▶ **WORK INSTRUCTIONS**: Leave the pictures out, and output exactly the lines from the one containing "Write a component" through the one containing "import * as".

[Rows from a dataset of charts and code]
:::::

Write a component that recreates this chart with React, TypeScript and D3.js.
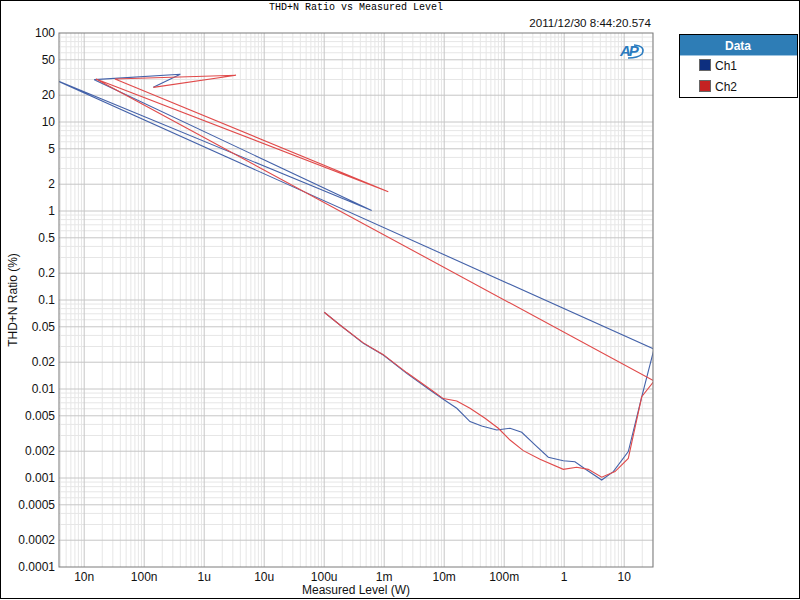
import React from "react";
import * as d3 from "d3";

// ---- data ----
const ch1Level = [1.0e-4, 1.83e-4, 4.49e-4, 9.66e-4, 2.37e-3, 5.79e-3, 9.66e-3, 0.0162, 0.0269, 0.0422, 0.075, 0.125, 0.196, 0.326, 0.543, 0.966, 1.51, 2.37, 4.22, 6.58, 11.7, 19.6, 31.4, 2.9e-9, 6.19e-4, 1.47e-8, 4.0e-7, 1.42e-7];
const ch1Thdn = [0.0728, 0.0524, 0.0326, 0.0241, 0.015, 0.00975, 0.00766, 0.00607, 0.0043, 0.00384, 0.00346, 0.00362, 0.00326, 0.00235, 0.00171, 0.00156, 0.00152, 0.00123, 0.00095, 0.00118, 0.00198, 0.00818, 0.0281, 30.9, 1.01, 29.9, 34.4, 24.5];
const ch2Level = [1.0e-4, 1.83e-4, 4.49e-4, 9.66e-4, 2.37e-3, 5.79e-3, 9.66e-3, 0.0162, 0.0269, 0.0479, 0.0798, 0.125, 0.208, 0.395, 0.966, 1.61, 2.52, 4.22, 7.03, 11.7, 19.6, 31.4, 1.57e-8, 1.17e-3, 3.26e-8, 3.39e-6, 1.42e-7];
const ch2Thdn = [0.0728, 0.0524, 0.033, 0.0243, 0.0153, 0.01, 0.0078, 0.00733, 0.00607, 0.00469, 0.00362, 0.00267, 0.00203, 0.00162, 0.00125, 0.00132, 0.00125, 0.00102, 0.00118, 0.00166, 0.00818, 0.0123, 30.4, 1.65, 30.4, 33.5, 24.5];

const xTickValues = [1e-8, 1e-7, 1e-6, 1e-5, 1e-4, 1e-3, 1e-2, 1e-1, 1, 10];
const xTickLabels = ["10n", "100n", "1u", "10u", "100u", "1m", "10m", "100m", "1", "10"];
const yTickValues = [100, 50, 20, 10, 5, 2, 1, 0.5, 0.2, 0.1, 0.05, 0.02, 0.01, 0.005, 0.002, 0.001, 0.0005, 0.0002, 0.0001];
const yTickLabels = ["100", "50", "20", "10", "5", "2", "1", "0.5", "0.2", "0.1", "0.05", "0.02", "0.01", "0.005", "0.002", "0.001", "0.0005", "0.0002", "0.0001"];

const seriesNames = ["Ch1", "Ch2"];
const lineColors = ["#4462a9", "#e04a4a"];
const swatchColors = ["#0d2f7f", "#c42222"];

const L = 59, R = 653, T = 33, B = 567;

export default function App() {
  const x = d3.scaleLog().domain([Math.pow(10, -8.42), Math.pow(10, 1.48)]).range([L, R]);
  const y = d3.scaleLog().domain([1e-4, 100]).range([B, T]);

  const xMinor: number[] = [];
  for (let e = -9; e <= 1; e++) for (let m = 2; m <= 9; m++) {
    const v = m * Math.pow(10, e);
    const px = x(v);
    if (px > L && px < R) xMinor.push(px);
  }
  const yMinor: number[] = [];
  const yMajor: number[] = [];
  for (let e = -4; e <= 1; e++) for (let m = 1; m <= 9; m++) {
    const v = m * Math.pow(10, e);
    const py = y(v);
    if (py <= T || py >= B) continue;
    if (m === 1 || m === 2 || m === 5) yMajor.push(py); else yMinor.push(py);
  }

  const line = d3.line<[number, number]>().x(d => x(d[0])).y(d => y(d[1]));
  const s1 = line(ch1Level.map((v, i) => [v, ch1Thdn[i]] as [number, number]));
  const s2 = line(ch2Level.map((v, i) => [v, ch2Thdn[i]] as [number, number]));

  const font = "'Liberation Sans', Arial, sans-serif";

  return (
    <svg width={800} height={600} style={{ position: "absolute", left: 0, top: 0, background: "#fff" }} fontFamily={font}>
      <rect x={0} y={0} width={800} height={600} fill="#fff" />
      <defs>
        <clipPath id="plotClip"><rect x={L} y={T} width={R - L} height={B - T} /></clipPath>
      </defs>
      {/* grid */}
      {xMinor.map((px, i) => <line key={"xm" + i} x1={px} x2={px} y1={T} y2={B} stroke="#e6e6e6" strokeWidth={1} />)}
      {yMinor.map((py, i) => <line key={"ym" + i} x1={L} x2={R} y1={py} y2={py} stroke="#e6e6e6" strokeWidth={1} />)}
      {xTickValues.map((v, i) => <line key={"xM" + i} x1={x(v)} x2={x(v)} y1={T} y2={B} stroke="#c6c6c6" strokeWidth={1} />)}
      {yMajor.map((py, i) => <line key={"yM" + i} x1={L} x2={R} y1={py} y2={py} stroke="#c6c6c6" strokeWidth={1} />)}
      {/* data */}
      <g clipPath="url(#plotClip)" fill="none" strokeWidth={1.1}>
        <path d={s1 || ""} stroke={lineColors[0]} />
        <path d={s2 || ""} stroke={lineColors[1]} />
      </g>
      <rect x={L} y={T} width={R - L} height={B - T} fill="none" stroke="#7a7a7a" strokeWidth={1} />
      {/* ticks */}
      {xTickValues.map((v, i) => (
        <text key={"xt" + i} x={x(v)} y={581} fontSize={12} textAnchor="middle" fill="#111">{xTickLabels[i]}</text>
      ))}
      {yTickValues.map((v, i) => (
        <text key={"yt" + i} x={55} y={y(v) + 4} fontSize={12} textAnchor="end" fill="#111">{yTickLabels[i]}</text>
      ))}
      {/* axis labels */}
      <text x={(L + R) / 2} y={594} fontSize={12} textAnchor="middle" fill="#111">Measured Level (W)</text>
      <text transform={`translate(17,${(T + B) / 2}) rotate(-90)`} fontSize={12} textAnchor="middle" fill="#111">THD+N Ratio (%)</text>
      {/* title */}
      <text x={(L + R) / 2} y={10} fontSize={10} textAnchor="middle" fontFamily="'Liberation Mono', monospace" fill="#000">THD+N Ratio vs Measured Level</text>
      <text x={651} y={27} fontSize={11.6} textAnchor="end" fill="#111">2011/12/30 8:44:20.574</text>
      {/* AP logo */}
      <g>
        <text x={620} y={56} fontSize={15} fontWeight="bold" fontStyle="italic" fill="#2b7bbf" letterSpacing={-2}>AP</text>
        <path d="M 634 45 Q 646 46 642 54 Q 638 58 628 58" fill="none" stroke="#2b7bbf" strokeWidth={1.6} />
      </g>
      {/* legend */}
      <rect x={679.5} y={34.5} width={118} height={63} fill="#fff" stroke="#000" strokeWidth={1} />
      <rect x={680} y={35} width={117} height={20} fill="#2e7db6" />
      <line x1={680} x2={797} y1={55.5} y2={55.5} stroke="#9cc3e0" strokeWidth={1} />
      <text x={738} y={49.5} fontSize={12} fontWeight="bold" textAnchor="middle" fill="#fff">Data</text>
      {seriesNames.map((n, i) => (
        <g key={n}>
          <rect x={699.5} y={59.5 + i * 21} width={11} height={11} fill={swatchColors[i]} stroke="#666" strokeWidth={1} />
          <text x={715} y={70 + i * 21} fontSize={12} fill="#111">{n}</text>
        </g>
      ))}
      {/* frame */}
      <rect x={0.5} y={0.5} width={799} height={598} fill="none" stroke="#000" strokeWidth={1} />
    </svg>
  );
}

:::::

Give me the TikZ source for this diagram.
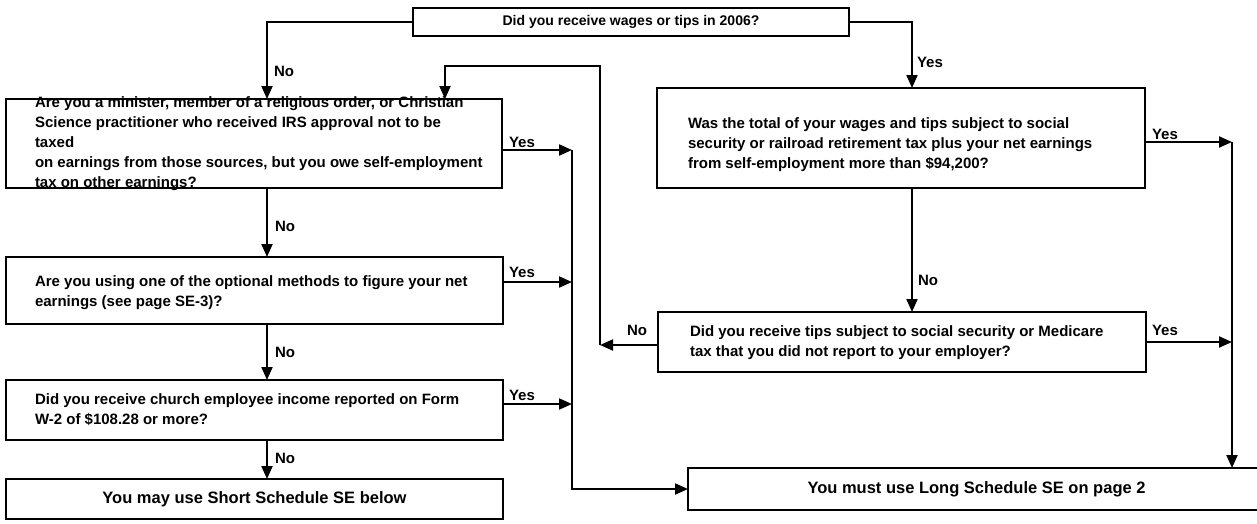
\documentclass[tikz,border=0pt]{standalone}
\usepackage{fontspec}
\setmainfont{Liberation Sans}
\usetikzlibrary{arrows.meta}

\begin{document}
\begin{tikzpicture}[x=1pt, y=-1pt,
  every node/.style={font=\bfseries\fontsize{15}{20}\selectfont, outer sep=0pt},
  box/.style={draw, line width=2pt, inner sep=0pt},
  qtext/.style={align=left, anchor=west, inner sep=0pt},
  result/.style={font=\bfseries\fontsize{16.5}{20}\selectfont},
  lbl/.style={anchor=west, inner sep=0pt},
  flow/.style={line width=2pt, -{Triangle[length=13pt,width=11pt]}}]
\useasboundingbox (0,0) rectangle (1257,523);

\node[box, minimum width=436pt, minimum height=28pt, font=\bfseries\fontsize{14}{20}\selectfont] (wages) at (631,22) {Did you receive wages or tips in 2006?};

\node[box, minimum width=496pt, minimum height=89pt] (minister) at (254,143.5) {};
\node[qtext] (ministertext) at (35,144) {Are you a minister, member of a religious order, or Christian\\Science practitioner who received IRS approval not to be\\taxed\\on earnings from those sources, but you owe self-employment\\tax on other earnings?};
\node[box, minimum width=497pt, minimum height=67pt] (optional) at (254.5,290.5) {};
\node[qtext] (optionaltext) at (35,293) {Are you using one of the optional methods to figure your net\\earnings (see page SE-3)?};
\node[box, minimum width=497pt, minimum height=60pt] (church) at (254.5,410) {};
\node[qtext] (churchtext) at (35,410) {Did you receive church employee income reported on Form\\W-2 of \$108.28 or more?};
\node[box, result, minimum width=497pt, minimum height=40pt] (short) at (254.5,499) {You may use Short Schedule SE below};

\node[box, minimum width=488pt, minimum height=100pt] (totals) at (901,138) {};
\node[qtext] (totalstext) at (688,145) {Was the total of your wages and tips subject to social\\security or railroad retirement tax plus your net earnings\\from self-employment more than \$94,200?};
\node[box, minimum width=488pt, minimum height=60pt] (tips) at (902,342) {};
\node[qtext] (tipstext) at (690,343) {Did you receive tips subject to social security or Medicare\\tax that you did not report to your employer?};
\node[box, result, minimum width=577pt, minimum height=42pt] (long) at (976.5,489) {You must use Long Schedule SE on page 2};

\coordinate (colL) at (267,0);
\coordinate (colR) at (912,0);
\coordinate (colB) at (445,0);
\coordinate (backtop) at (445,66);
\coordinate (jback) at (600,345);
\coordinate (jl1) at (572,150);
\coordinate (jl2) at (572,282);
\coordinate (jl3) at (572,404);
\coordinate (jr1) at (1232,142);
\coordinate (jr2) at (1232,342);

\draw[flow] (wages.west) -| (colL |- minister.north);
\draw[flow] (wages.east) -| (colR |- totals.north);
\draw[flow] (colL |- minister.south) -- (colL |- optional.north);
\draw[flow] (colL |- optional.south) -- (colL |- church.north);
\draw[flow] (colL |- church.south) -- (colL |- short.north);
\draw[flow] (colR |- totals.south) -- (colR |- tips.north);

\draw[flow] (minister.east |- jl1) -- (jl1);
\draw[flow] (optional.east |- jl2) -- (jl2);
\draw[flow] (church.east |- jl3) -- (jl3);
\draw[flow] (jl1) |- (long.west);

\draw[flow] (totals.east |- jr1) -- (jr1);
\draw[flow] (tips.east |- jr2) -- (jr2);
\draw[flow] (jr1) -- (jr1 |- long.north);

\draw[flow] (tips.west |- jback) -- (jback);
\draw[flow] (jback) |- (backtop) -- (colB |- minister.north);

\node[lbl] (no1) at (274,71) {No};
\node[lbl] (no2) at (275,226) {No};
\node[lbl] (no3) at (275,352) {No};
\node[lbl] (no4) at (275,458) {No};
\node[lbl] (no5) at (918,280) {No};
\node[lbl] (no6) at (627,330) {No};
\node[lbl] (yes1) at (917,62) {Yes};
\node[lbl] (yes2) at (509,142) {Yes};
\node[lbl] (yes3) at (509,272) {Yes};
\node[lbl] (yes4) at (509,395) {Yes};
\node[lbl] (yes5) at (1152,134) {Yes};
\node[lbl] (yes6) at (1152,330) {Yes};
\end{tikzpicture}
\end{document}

:::::

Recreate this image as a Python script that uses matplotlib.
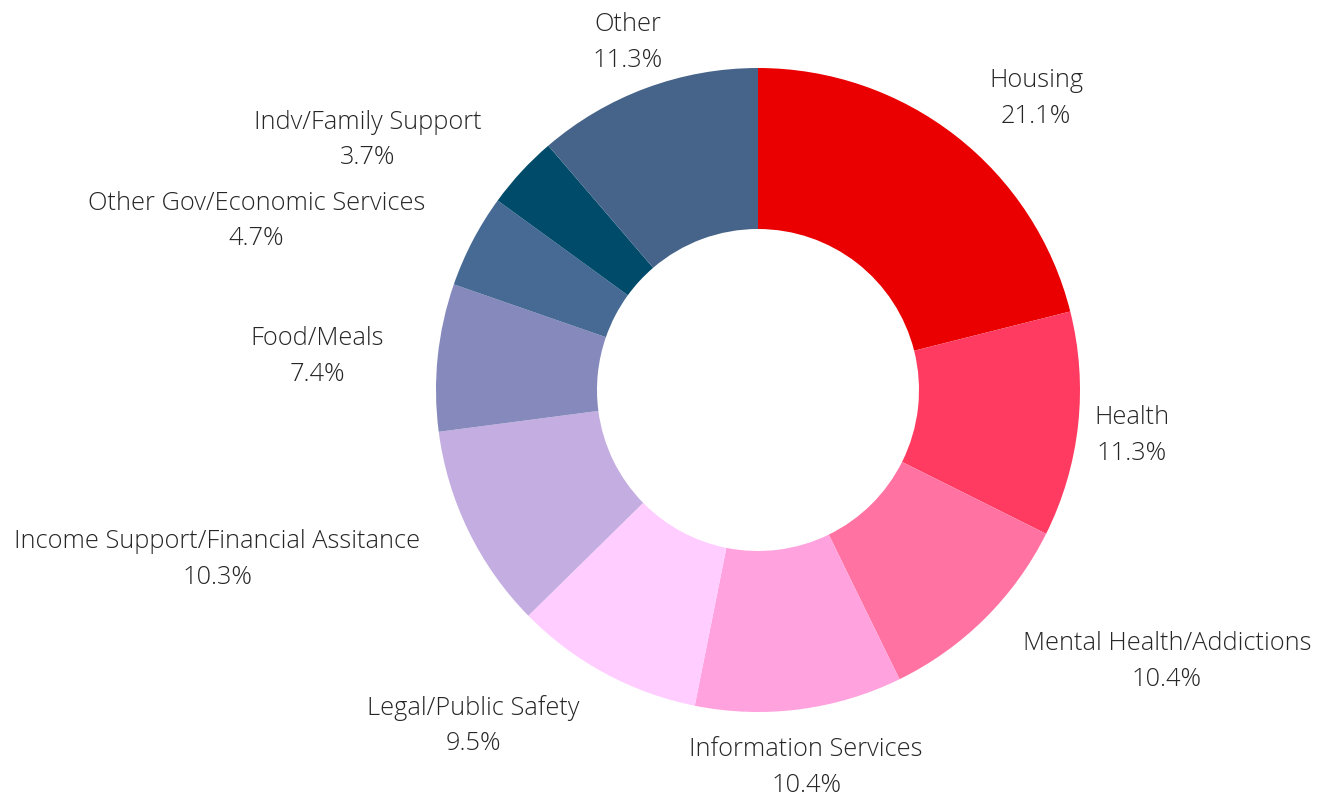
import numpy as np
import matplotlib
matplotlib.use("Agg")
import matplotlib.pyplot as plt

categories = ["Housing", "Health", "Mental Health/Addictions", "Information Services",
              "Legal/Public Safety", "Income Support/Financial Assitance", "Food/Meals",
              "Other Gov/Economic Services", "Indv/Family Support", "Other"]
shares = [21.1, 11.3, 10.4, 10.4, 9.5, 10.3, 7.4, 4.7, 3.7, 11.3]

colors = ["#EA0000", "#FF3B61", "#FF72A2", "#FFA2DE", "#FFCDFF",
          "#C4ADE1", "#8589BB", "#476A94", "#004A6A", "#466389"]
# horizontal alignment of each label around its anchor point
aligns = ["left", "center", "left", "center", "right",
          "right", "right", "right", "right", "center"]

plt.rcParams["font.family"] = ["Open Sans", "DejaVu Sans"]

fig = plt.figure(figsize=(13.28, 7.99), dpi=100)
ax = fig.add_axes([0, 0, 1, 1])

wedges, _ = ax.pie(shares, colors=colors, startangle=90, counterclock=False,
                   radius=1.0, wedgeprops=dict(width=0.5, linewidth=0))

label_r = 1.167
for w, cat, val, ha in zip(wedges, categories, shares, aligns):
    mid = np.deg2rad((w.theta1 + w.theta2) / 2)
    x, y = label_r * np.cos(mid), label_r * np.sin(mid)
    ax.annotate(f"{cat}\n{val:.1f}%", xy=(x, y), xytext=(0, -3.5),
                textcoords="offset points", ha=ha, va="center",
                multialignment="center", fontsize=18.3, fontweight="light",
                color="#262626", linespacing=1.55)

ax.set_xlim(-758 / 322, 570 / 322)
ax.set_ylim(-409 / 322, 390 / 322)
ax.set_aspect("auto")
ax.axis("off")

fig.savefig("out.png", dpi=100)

:::::

▶ **FINAL ANSWER**:
Write a component that recreates this chart with React, TypeScript and D3.js.
import React from "react";
import * as d3 from "d3";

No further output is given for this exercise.